Supplied data
......

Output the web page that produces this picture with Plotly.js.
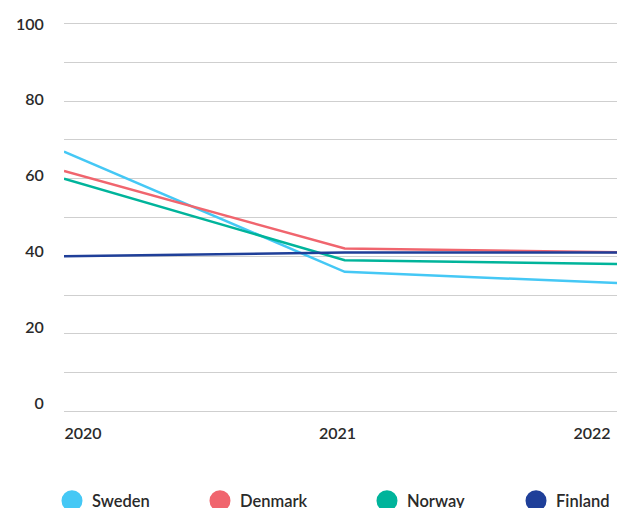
<!DOCTYPE html>
<html>
<head>
<meta charset="utf-8">
<script src="https://cdn.plot.ly/plotly-3.0.1.min.js"></script>
<style>html,body{margin:0;padding:0;background:#fff;}#chart{width:617px;height:508px;}</style>
</head>
<body>
<div id="chart"></div>
<script>
const years = [2020, 2021, 2022];
const seriesNames = ["Sweden", "Denmark", "Norway", "Finland"];
const sweden = [67, 36, 33];
const denmark = [62, 42, 41];
const norway = [60, 39, 38];
const finland = [40, 41, 41];
const colors = ["#45c8f5", "#f0656e", "#00b49b", "#1f3f99"];
const yTickVals = [0, 20, 40, 60, 80, 100];

const seriesValues = [sweden, denmark, norway, finland];
const font = "Lato, 'Open Sans', sans-serif";
const legendIds = ["legend", "legend2", "legend3", "legend4"];
const legendX = [-0.0217, 0.2459, 0.5479, 0.8174];

const traces = [];
seriesValues.forEach((vals, i) => {
  traces.push({
    x: years, y: vals, type: "scatter", mode: "lines",
    line: {color: colors[i], width: 2.5},
    showlegend: false, hoverinfo: "skip", xaxis: "x", yaxis: "y"
  });
});
seriesNames.forEach((name, i) => {
  traces.push({
    x: [null], y: [null], type: "scatter", mode: "markers", name: name,
    legend: legendIds[i],
    marker: {color: colors[i], size: 16, symbol: "circle", line: {color: colors[i], width: 5}},
    showlegend: true, hoverinfo: "skip", xaxis: "x", yaxis: "y"
  });
});
traces.push({x: [], y: [], type: "scatter", mode: "markers", showlegend: false, hoverinfo: "skip", xaxis: "x2", yaxis: "y2"});

const layout = {
  width: 617, height: 508,
  margin: {l: 64, r: 0, t: 22.45, b: 94.95, pad: 0, autoexpand: false},
  paper_bgcolor: "#fff", plot_bgcolor: "#fff",
  font: {family: font, size: 16, color: "#2a2a2a", weight: 600},
  showlegend: true,
  xaxis: {
    range: [2020, 2021.97], showgrid: false, zeroline: false, showline: false,
    showticklabels: false, ticks: "", fixedrange: true
  },
  yaxis: {
    range: [-0.4, 100.4], dtick: 10, tick0: 0, showgrid: true, gridcolor: "#cfcfcf", gridwidth: 1,
    zeroline: false, showline: false, showticklabels: false, ticks: "", fixedrange: true
  },
  xaxis2: {
    overlaying: "x", anchor: "y2", side: "bottom", range: [2019.925, 2022.098],
    tickmode: "array", tickvals: years, ticktext: years.map(String),
    showgrid: false, zeroline: false, showline: false,
    ticks: "outside", ticklen: 6, tickcolor: "rgba(0,0,0,0)",
    tickfont: {family: font, size: 16, color: "#2a2a2a", weight: 600}
  },
  yaxis2: {
    overlaying: "y", anchor: "x2", side: "left", range: [-2.655, 100.545],
    tickmode: "array", tickvals: yTickVals, ticktext: yTickVals.map(String),
    showgrid: false, zeroline: false, showline: false,
    ticks: "outside", ticklen: 16, tickcolor: "rgba(0,0,0,0)",
    tickfont: {family: font, size: 16, color: "#2a2a2a", weight: 600}
  }
};
legendIds.forEach((id, i) => {
  layout[id] = {
    orientation: "h", x: legendX[i], xanchor: "left", y: -0.2252, yanchor: "middle",
    font: {family: font, size: 16.5, color: "#2a2a2a", weight: 600},
    itemsizing: "trace", bgcolor: "rgba(0,0,0,0)"
  };
});

Plotly.newPlot("chart", traces, layout, {displayModeBar: false, staticPlot: true});
</script>
</body>
</html>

......

Problem
From start to finish, output the listing exactly, but omit its pictures.

Answer in full
Output the web page that produces this picture with Plotly.js.
<!DOCTYPE html>
<html>
<head>
<meta charset="utf-8">
<script src="https://cdn.plot.ly/plotly-3.0.1.min.js"></script>
<style>html,body{margin:0;padding:0;background:#fff;}#chart{width:617px;height:508px;}</style>
</head>
<body>
<div id="chart"></div>
<script>
const years = [2020, 2021, 2022];
const seriesNames = ["Sweden", "Denmark", "Norway", "Finland"];
const sweden = [67, 36, 33];
const denmark = [62, 42, 41];
const norway = [60, 39, 38];
const finland = [40, 41, 41];
const colors = ["#45c8f5", "#f0656e", "#00b49b", "#1f3f99"];
const yTickVals = [0, 20, 40, 60, 80, 100];

const seriesValues = [sweden, denmark, norway, finland];
const font = "Lato, 'Open Sans', sans-serif";
const legendIds = ["legend", "legend2", "legend3", "legend4"];
const legendX = [-0.0217, 0.2459, 0.5479, 0.8174];

const traces = [];
seriesValues.forEach((vals, i) => {
  traces.push({
    x: years, y: vals, type: "scatter", mode: "lines",
    line: {color: colors[i], width: 2.5},
    showlegend: false, hoverinfo: "skip", xaxis: "x", yaxis: "y"
  });
});
seriesNames.forEach((name, i) => {
  traces.push({
    x: [null], y: [null], type: "scatter", mode: "markers", name: name,
    legend: legendIds[i],
    marker: {color: colors[i], size: 16, symbol: "circle", line: {color: colors[i], width: 5}},
    showlegend: true, hoverinfo: "skip", xaxis: "x", yaxis: "y"
  });
});
traces.push({x: [], y: [], type: "scatter", mode: "markers", showlegend: false, hoverinfo: "skip", xaxis: "x2", yaxis: "y2"});

const layout = {
  width: 617, height: 508,
  margin: {l: 64, r: 0, t: 22.45, b: 94.95, pad: 0, autoexpand: false},
  paper_bgcolor: "#fff", plot_bgcolor: "#fff",
  font: {family: font, size: 16, color: "#2a2a2a", weight: 600},
  showlegend: true,
  xaxis: {
    range: [2020, 2021.97], showgrid: false, zeroline: false, showline: false,
    showticklabels: false, ticks: "", fixedrange: true
  },
  yaxis: {
    range: [-0.4, 100.4], dtick: 10, tick0: 0, showgrid: true, gridcolor: "#cfcfcf", gridwidth: 1,
    zeroline: false, showline: false, showticklabels: false, ticks: "", fixedrange: true
  },
  xaxis2: {
    overlaying: "x", anchor: "y2", side: "bottom", range: [2019.925, 2022.098],
    tickmode: "array", tickvals: years, ticktext: years.map(String),
    showgrid: false, zeroline: false, showline: false,
    ticks: "outside", ticklen: 6, tickcolor: "rgba(0,0,0,0)",
    tickfont: {family: font, size: 16, color: "#2a2a2a", weight: 600}
  },
  yaxis2: {
    overlaying: "y", anchor: "x2", side: "left", range: [-2.655, 100.545],
    tickmode: "array", tickvals: yTickVals, ticktext: yTickVals.map(String),
    showgrid: false, zeroline: false, showline: false,
    ticks: "outside", ticklen: 16, tickcolor: "rgba(0,0,0,0)",
    tickfont: {family: font, size: 16, color: "#2a2a2a", weight: 600}
  }
};
legendIds.forEach((id, i) => {
  layout[id] = {
    orientation: "h", x: legendX[i], xanchor: "left", y: -0.2252, yanchor: "middle",
    font: {family: font, size: 16.5, color: "#2a2a2a", weight: 600},
    itemsizing: "trace", bgcolor: "rgba(0,0,0,0)"
  };
});

Plotly.newPlot("chart", traces, layout, {displayModeBar: false, staticPlot: true});
</script>
</body>
</html>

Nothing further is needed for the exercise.